# Task statement
Please copy the lines below exactly, from the first one through the line showing "const svgRef = useRef<SVGSVGElement>(null);".

# Provided data
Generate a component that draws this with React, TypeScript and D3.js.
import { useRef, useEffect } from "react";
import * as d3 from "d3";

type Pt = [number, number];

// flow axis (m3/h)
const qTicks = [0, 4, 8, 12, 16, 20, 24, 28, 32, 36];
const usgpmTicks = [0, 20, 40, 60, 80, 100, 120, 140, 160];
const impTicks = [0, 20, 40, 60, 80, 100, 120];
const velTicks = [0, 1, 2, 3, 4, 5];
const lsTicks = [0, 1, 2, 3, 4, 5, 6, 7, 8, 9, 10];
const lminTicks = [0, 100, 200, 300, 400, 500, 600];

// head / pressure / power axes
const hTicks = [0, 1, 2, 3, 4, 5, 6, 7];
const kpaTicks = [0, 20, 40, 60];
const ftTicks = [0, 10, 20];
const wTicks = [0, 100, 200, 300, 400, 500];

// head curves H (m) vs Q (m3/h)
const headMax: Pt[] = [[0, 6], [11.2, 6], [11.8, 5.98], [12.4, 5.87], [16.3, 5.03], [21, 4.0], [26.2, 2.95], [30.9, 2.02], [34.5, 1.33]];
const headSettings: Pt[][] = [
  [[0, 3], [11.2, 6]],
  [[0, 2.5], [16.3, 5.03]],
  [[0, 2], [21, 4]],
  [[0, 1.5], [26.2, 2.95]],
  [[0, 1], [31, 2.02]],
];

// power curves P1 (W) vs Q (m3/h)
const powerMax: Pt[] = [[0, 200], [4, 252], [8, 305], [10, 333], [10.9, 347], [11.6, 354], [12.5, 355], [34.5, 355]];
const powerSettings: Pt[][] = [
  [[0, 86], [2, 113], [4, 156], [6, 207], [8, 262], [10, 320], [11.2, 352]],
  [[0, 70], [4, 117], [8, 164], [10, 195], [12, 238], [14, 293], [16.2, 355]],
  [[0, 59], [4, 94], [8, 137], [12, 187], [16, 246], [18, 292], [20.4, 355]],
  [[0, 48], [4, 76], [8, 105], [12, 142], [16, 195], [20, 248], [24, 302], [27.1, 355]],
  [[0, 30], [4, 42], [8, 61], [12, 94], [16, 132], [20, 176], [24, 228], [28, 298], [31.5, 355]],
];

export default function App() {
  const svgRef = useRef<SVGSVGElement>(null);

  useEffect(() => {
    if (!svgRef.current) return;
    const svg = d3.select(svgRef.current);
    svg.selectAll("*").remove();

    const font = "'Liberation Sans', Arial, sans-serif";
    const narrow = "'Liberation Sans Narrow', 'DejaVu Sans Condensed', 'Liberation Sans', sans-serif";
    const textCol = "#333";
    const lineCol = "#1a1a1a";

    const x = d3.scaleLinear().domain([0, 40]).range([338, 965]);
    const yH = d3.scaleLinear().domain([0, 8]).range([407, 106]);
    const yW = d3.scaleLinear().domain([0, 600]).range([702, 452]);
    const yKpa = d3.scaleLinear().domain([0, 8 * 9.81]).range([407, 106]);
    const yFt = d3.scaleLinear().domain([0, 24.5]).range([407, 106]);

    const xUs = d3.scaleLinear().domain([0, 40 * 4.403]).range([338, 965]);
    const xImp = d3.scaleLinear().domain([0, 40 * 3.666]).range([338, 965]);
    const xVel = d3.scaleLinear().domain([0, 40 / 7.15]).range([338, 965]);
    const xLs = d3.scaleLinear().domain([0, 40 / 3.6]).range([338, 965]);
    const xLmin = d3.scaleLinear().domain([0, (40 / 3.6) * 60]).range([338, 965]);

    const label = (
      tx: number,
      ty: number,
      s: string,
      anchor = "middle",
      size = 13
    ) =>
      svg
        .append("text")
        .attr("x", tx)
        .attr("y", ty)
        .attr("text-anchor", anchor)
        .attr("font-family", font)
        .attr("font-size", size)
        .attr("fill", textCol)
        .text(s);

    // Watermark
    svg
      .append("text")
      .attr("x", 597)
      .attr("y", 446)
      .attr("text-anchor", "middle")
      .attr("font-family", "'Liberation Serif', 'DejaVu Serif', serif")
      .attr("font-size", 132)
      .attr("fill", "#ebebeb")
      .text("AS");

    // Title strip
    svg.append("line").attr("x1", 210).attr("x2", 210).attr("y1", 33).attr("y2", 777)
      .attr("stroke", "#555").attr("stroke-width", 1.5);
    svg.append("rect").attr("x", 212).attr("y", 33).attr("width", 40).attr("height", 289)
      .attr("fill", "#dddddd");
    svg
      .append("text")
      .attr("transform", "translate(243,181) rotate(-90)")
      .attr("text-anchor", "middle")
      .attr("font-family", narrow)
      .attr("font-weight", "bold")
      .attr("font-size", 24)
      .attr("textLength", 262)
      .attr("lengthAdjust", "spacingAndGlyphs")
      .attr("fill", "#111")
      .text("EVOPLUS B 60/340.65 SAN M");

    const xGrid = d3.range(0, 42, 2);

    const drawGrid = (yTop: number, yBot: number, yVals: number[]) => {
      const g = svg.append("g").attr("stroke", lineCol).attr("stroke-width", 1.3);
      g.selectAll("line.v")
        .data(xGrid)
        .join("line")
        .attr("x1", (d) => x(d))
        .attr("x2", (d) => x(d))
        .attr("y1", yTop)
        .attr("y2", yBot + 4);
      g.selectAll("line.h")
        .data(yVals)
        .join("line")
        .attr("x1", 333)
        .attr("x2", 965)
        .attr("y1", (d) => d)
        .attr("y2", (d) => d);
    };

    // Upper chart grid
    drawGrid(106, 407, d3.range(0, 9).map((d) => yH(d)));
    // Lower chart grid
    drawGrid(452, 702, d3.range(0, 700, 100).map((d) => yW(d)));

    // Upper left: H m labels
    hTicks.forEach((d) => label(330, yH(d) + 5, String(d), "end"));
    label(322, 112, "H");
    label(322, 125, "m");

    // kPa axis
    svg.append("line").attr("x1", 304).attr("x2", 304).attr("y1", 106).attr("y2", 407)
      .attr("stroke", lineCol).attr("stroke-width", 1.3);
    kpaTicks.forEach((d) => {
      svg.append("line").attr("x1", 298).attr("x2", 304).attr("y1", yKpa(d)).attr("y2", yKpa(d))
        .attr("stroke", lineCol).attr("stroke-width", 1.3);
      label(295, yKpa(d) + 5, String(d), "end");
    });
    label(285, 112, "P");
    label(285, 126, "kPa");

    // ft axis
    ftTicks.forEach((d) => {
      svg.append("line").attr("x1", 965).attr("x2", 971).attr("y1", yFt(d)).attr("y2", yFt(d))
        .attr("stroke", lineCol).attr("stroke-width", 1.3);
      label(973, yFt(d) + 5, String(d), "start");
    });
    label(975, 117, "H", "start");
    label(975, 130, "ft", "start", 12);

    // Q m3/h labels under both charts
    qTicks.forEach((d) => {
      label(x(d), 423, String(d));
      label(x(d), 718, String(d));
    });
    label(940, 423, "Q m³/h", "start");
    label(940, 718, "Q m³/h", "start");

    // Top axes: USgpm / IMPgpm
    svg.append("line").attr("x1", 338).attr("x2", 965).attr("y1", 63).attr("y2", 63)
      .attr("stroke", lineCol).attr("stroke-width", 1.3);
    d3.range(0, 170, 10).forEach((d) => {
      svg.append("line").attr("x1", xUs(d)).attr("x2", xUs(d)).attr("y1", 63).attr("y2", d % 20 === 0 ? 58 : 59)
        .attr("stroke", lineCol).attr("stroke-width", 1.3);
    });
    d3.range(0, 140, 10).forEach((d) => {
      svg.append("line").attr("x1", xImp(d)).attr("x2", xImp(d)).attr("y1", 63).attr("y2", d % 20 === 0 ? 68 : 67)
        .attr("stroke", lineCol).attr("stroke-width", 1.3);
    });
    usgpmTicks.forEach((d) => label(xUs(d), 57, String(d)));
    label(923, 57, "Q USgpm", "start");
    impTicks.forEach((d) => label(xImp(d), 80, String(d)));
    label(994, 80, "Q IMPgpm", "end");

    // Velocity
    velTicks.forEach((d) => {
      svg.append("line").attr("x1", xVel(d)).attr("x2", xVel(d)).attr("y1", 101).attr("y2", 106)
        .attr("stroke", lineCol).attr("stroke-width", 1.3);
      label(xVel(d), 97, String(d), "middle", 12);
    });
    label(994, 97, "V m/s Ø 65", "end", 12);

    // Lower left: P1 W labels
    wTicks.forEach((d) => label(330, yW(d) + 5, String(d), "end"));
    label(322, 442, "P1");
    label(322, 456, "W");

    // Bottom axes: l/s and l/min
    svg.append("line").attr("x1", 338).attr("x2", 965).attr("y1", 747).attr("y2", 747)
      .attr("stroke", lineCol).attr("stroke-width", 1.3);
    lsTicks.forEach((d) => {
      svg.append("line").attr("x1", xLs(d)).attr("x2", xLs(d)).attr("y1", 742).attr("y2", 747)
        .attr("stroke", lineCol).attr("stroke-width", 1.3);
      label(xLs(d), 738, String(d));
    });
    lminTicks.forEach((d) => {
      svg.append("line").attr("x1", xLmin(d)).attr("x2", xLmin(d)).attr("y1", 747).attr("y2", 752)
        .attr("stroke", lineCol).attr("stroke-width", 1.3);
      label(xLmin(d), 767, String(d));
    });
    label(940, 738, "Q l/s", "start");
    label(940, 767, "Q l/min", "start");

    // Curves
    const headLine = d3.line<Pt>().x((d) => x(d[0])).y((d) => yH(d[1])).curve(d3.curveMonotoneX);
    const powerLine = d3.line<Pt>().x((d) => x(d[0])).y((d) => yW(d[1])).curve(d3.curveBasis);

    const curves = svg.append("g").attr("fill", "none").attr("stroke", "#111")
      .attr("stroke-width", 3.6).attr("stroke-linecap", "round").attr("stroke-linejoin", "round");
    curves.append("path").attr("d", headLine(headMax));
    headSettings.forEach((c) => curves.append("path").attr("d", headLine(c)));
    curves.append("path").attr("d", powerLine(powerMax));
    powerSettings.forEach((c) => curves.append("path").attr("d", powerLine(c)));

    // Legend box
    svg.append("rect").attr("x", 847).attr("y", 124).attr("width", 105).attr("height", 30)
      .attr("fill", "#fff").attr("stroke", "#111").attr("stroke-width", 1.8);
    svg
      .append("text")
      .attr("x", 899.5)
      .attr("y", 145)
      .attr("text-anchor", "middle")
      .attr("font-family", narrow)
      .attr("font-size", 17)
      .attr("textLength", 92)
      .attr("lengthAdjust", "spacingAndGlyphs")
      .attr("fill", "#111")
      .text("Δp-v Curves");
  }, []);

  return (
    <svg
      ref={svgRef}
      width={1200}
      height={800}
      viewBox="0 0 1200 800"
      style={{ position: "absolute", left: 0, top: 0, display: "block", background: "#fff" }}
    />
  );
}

# Exercise output
Generate a component that draws this with React, TypeScript and D3.js.
import { useRef, useEffect } from "react";
import * as d3 from "d3";

type Pt = [number, number];

// flow axis (m3/h)
const qTicks = [0, 4, 8, 12, 16, 20, 24, 28, 32, 36];
const usgpmTicks = [0, 20, 40, 60, 80, 100, 120, 140, 160];
const impTicks = [0, 20, 40, 60, 80, 100, 120];
const velTicks = [0, 1, 2, 3, 4, 5];
const lsTicks = [0, 1, 2, 3, 4, 5, 6, 7, 8, 9, 10];
const lminTicks = [0, 100, 200, 300, 400, 500, 600];

// head / pressure / power axes
const hTicks = [0, 1, 2, 3, 4, 5, 6, 7];
const kpaTicks = [0, 20, 40, 60];
const ftTicks = [0, 10, 20];
const wTicks = [0, 100, 200, 300, 400, 500];

// head curves H (m) vs Q (m3/h)
const headMax: Pt[] = [[0, 6], [11.2, 6], [11.8, 5.98], [12.4, 5.87], [16.3, 5.03], [21, 4.0], [26.2, 2.95], [30.9, 2.02], [34.5, 1.33]];
const headSettings: Pt[][] = [
  [[0, 3], [11.2, 6]],
  [[0, 2.5], [16.3, 5.03]],
  [[0, 2], [21, 4]],
  [[0, 1.5], [26.2, 2.95]],
  [[0, 1], [31, 2.02]],
];

// power curves P1 (W) vs Q (m3/h)
const powerMax: Pt[] = [[0, 200], [4, 252], [8, 305], [10, 333], [10.9, 347], [11.6, 354], [12.5, 355], [34.5, 355]];
const powerSettings: Pt[][] = [
  [[0, 86], [2, 113], [4, 156], [6, 207], [8, 262], [10, 320], [11.2, 352]],
  [[0, 70], [4, 117], [8, 164], [10, 195], [12, 238], [14, 293], [16.2, 355]],
  [[0, 59], [4, 94], [8, 137], [12, 187], [16, 246], [18, 292], [20.4, 355]],
  [[0, 48], [4, 76], [8, 105], [12, 142], [16, 195], [20, 248], [24, 302], [27.1, 355]],
  [[0, 30], [4, 42], [8, 61], [12, 94], [16, 132], [20, 176], [24, 228], [28, 298], [31.5, 355]],
];

export default function App() {
  const svgRef = useRef<SVGSVGElement>(null);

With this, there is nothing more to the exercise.